======== Data lines ========

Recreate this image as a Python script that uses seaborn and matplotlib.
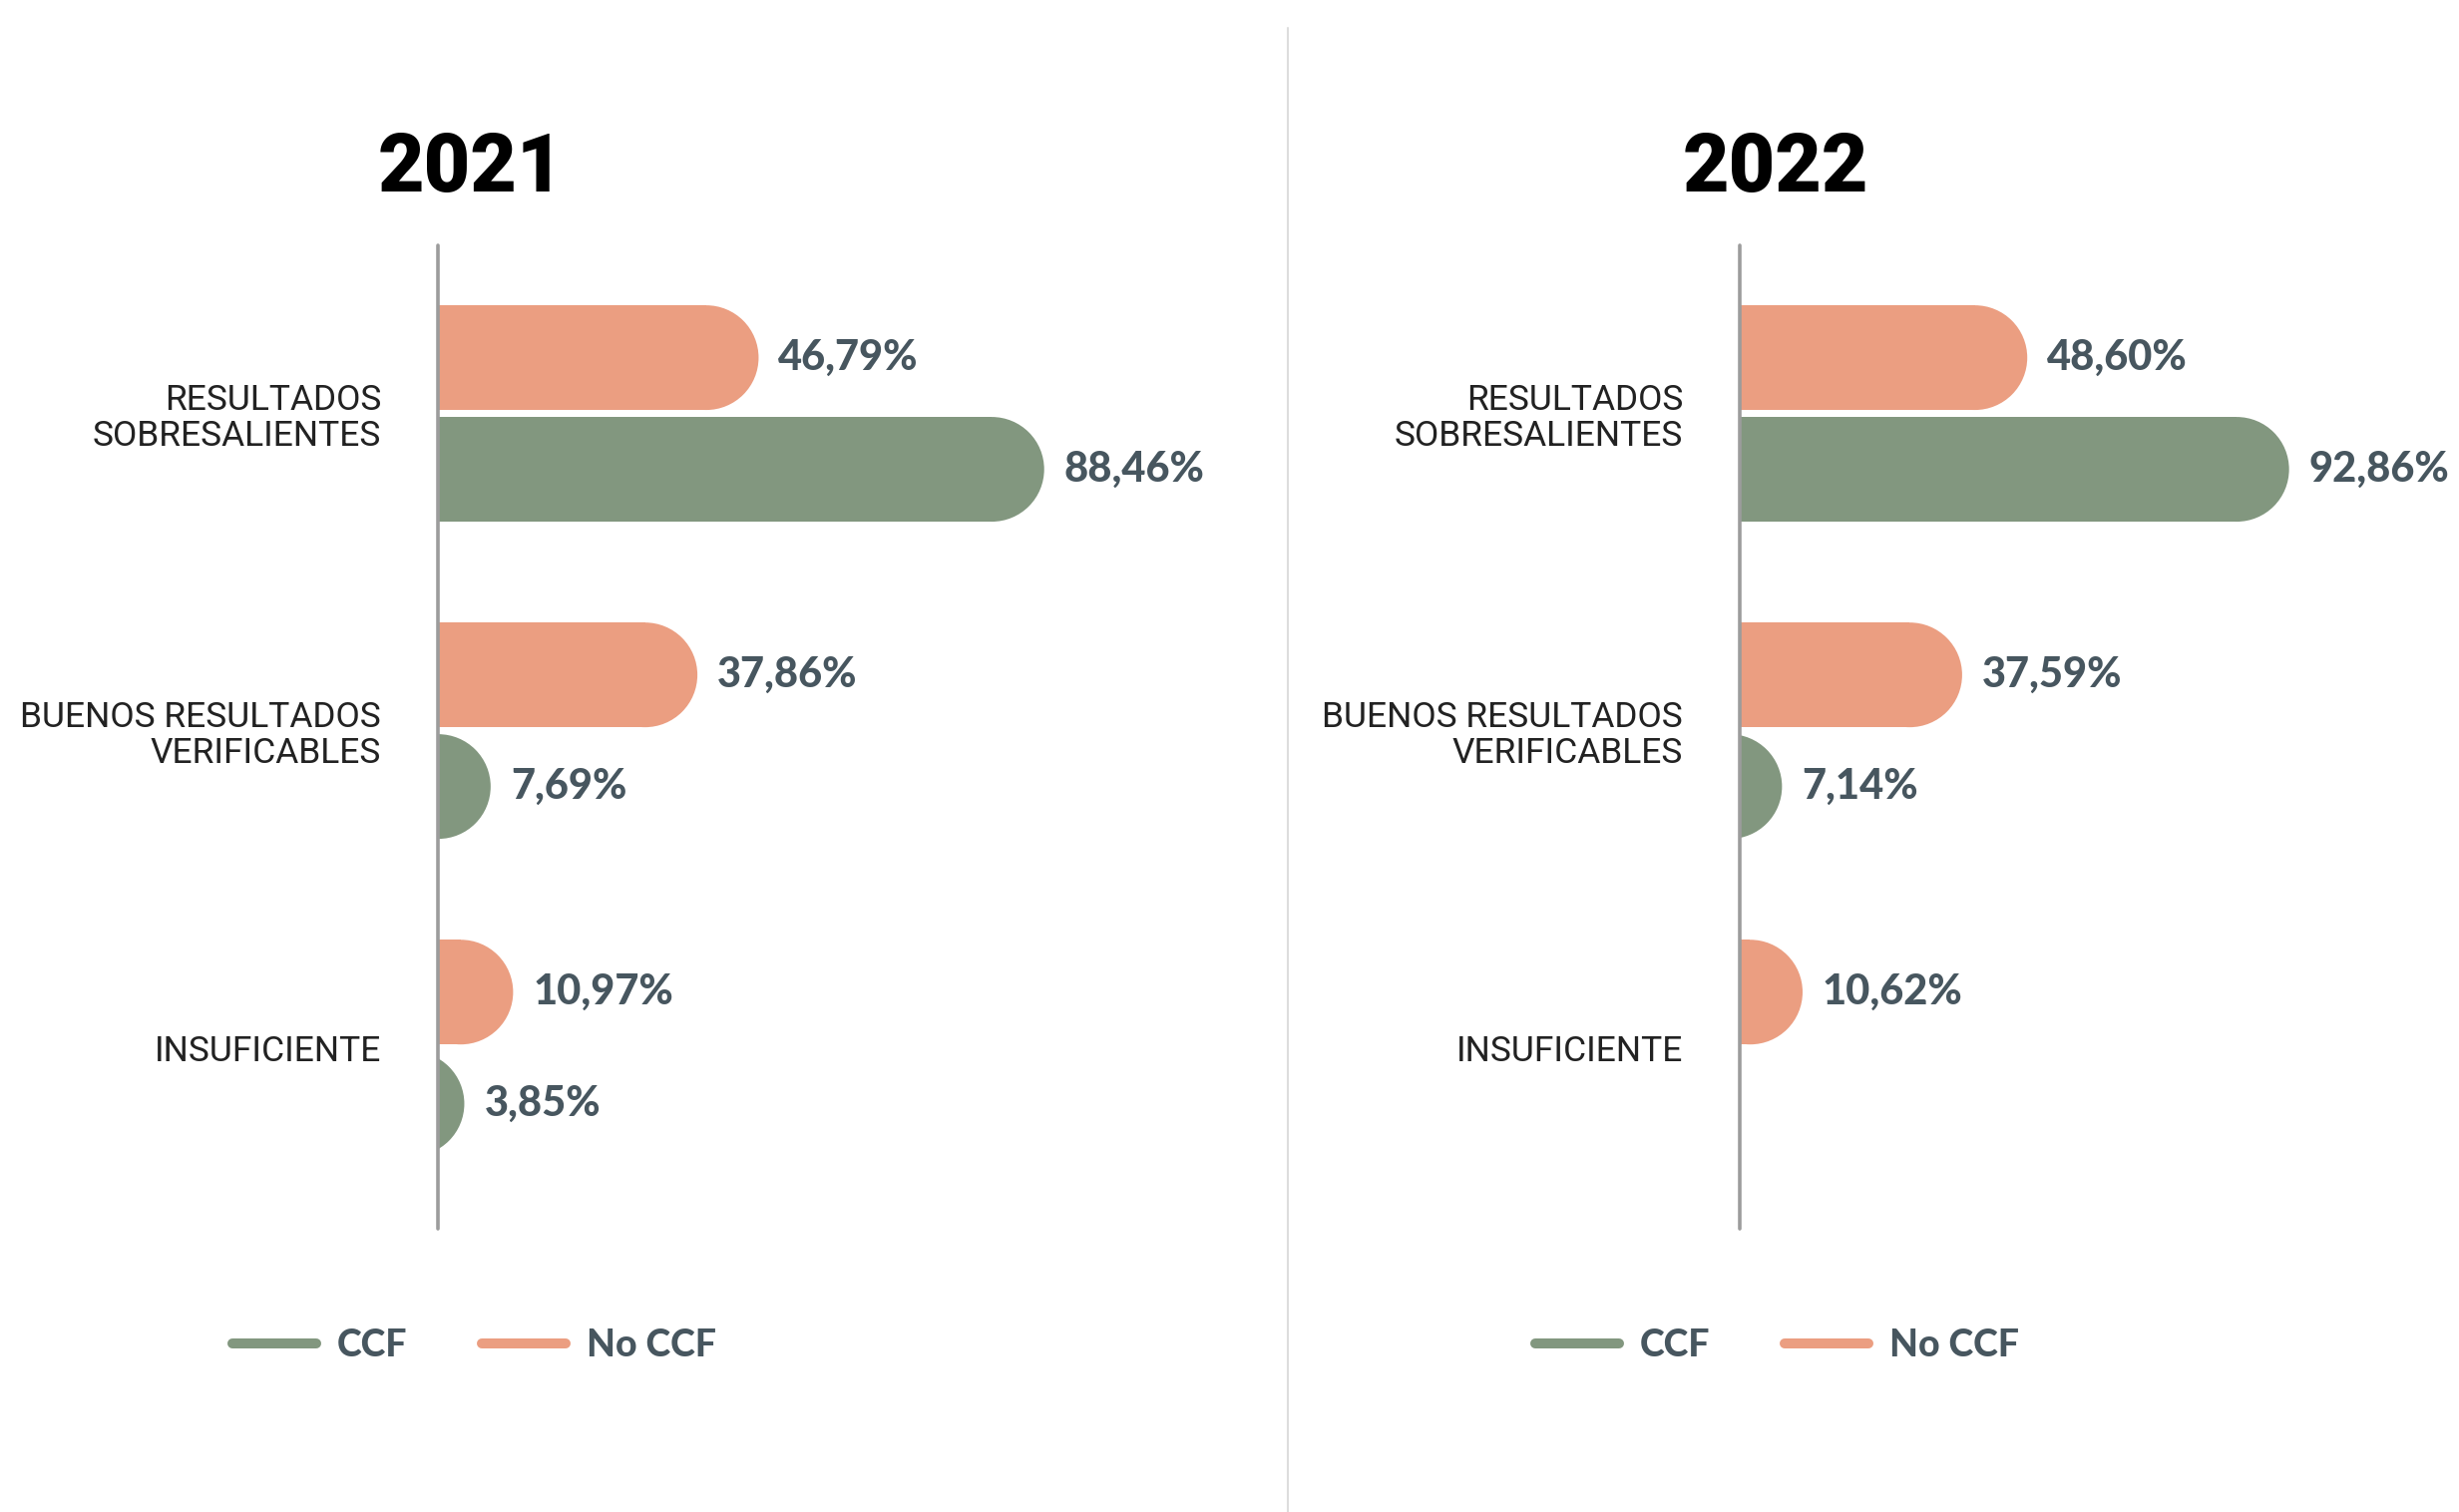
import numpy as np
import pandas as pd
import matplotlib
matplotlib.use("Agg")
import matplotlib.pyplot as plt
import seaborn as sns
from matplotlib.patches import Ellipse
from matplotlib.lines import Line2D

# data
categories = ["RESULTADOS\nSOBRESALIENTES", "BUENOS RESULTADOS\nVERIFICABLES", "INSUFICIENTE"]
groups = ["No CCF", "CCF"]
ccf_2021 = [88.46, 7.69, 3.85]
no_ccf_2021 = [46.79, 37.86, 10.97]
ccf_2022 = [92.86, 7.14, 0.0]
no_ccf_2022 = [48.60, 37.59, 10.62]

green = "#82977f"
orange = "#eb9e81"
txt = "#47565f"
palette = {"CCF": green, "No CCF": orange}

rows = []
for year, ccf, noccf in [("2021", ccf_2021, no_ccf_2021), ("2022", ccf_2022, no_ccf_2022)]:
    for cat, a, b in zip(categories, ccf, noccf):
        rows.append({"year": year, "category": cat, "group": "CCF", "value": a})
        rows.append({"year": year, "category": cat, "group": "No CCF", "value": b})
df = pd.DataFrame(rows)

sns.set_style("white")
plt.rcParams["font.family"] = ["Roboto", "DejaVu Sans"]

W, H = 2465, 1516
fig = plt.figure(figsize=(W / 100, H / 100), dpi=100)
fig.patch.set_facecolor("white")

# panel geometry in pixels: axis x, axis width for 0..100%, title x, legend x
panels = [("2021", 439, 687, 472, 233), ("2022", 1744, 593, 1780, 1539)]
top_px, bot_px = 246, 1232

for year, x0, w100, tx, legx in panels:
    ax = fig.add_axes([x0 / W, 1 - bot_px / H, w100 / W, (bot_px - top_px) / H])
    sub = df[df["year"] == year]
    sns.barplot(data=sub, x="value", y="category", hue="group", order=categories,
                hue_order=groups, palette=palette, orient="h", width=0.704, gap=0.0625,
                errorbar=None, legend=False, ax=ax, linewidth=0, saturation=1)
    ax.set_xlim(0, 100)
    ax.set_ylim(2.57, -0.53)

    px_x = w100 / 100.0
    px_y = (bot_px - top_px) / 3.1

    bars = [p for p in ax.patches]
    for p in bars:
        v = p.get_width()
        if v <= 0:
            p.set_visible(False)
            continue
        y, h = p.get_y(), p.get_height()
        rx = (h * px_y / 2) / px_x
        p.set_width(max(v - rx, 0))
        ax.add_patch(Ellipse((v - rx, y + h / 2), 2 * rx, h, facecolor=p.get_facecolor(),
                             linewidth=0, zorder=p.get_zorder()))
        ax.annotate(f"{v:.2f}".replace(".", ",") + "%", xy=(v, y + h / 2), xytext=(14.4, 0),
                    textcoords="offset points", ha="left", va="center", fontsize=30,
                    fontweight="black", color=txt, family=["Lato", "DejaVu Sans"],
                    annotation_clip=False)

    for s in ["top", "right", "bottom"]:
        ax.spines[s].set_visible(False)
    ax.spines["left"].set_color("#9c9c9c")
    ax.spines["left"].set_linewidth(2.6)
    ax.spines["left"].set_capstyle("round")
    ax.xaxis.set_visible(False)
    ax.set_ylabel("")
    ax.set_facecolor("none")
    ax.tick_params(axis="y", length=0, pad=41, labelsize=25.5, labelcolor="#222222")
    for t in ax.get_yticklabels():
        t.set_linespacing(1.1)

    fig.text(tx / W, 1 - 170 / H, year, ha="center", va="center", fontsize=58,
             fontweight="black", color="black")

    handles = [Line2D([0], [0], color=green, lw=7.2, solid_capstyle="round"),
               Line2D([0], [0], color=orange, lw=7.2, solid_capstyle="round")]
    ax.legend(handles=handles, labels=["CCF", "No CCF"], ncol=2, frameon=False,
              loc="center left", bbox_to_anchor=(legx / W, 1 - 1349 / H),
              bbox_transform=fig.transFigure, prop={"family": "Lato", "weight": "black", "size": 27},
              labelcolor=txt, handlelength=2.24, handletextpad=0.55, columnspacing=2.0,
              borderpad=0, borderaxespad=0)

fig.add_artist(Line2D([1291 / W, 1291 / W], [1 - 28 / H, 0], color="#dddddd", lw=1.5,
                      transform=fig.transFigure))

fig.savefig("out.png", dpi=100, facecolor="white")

========

▶ _Description of the task_: Skip the pictures, please, and transcribe only the lines from the beginning of the material through the one that contains "top_px, bot_px = 246, 1232".

▶ _Correct output_:
Recreate this image as a Python script that uses seaborn and matplotlib.
import numpy as np
import pandas as pd
import matplotlib
matplotlib.use("Agg")
import matplotlib.pyplot as plt
import seaborn as sns
from matplotlib.patches import Ellipse
from matplotlib.lines import Line2D

# data
categories = ["RESULTADOS\nSOBRESALIENTES", "BUENOS RESULTADOS\nVERIFICABLES", "INSUFICIENTE"]
groups = ["No CCF", "CCF"]
ccf_2021 = [88.46, 7.69, 3.85]
no_ccf_2021 = [46.79, 37.86, 10.97]
ccf_2022 = [92.86, 7.14, 0.0]
no_ccf_2022 = [48.60, 37.59, 10.62]

green = "#82977f"
orange = "#eb9e81"
txt = "#47565f"
palette = {"CCF": green, "No CCF": orange}

rows = []
for year, ccf, noccf in [("2021", ccf_2021, no_ccf_2021), ("2022", ccf_2022, no_ccf_2022)]:
    for cat, a, b in zip(categories, ccf, noccf):
        rows.append({"year": year, "category": cat, "group": "CCF", "value": a})
        rows.append({"year": year, "category": cat, "group": "No CCF", "value": b})
df = pd.DataFrame(rows)

sns.set_style("white")
plt.rcParams["font.family"] = ["Roboto", "DejaVu Sans"]

W, H = 2465, 1516
fig = plt.figure(figsize=(W / 100, H / 100), dpi=100)
fig.patch.set_facecolor("white")

# panel geometry in pixels: axis x, axis width for 0..100%, title x, legend x
panels = [("2021", 439, 687, 472, 233), ("2022", 1744, 593, 1780, 1539)]
top_px, bot_px = 246, 1232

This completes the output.